Collaboration & AI-Native Experiences
- Work closely with DIH, Smart Canvas, and AI teams to define how agents interact with structured data, context graphs, APIs, and tools in deterministic and reliable ways.
- Translate product requirements and user needs into technical designs that balance correctness, performance, latency, cost, and long-term maintainability.
- Participate in architecture reviews, design discussions, code reviews, and collaborative development practices that raise the overall engineering bar across the organization.
- Help shape the future of AI-native experiences by building the data foundations that power intelligent applications and agentic workflows.
What You Bring
- Bachelor's degree in Computer Science, Software Engineering, Data Engineering, Information Systems, or a related engineering discipline, or equivalent practical experience.
- 5+ years of professional software engineering experience, including substantial experience building backend systems, distributed systems, or data-intensive applications in production environments.
- Strong Python engineering skills, including modular architecture, dependency management, testing practices, observability, and production-grade code quality.
- Strong SQL and data modeling expertise, including schema design, indexing strategies, event-driven data models, and scalable analytical aggregations.
- Hands-on experience building incremental and idempotent data pipelines that handle duplicate, invalid, and late-arriving events without impacting downstream consumers.
- Experience with at least one major cloud platform (Azure, GCP, or AWS) and modern lakehouse technologies such as Databricks, Delta Lake, Spark, or equivalent architectures.
- Experience with streaming or messaging technologies such as Kafka, Pub/Sub, Event Hubs, or similar event-driven systems.
- Proven ability to diagnose and resolve production data issues, including data quality problems, schema evolution, backfills, replay scenarios, and performance bottlenecks.
- Strong written and verbal communication skills in English and experience collaborating effectively with globally distributed teams.
Nice to Have
- Experience building industrial, IoT, manufacturing, or operational data platforms.
- Familiarity with Digital Twin architectures and industrial data models.
- Experience with graph databases, context graphs, knowledge graphs, or relationship-centric data modeling.
- Exposure to AI/LLM-powered applications, including retrieval-augmented generation (RAG), agents, tool calling, or evaluation frameworks.
- Experience working with Databricks or similar lakehouse platforms from both application and platform perspectives.

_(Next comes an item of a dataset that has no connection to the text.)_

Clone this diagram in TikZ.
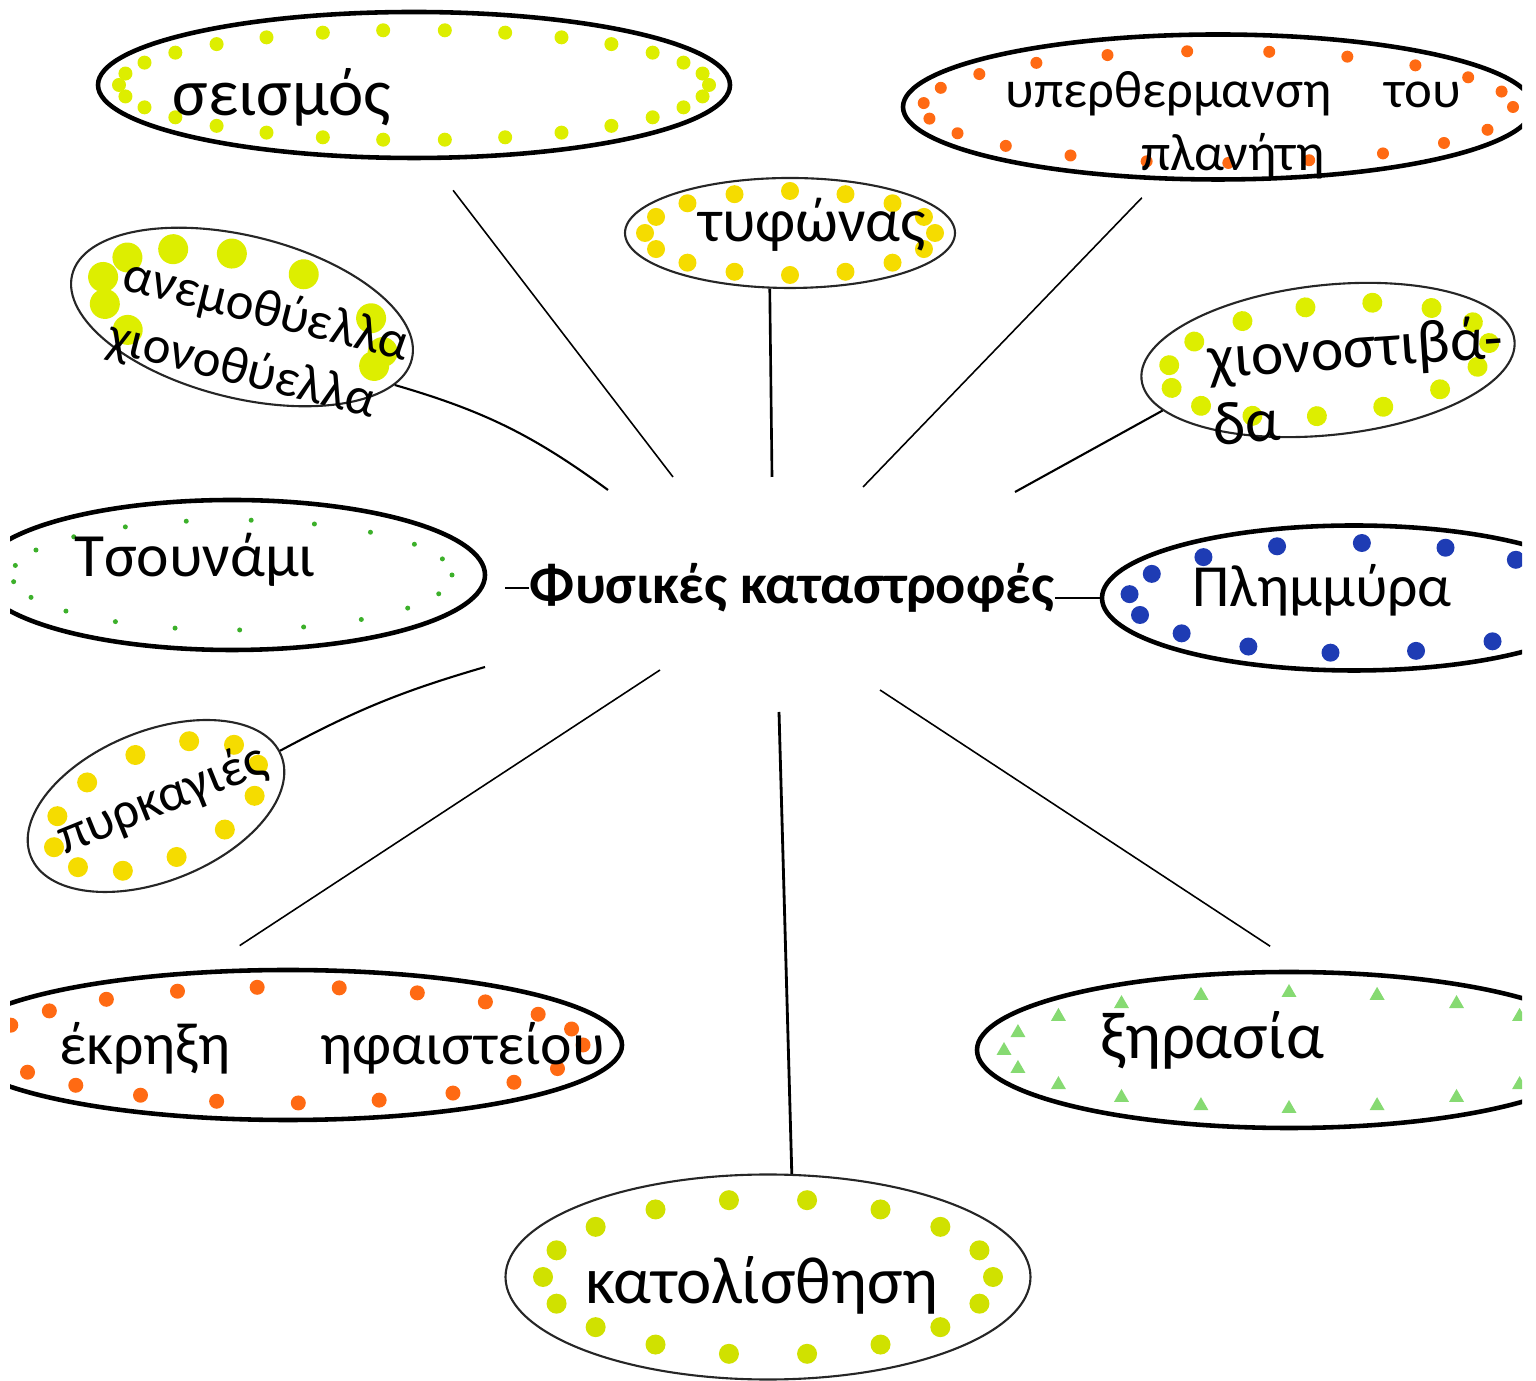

- Experience building data products that directly support AI agents, intelligent applications, or machine learning workflows.
Perks
- Stock options
- Paid parental leave
- Flex PTO
Augury is a people-first organization. We believe in fostering an inclusive environment in which employees feel encouraged to share their unique perspectives, leverage their strengths, and act authentically. We know that diverse teams are strong teams, and we welcome those from all backgrounds and varying experiences. We are committed to providing employees with a work environment free of discrimination and harassment. We believe that diversity is more than just good intentions, and we are committed to creating an inclusive environment for all employees.
Augury is a proud equal opportunity employer, we strive to create a work environment in which everyone, all applicants, employees, customers, guests, and vendors feel safe and comfortable. We commit to maintain a workplace that is free of any type of harassment and does not tolerate anyone intimidating, humiliating, or hurting others. We prohibit willful discrimination based on age, gender, ethnicity, race, color, religion, political opinions, sexual orientation, sexual identity or expression, military or veteran status, disability or any other characteristic protected by law.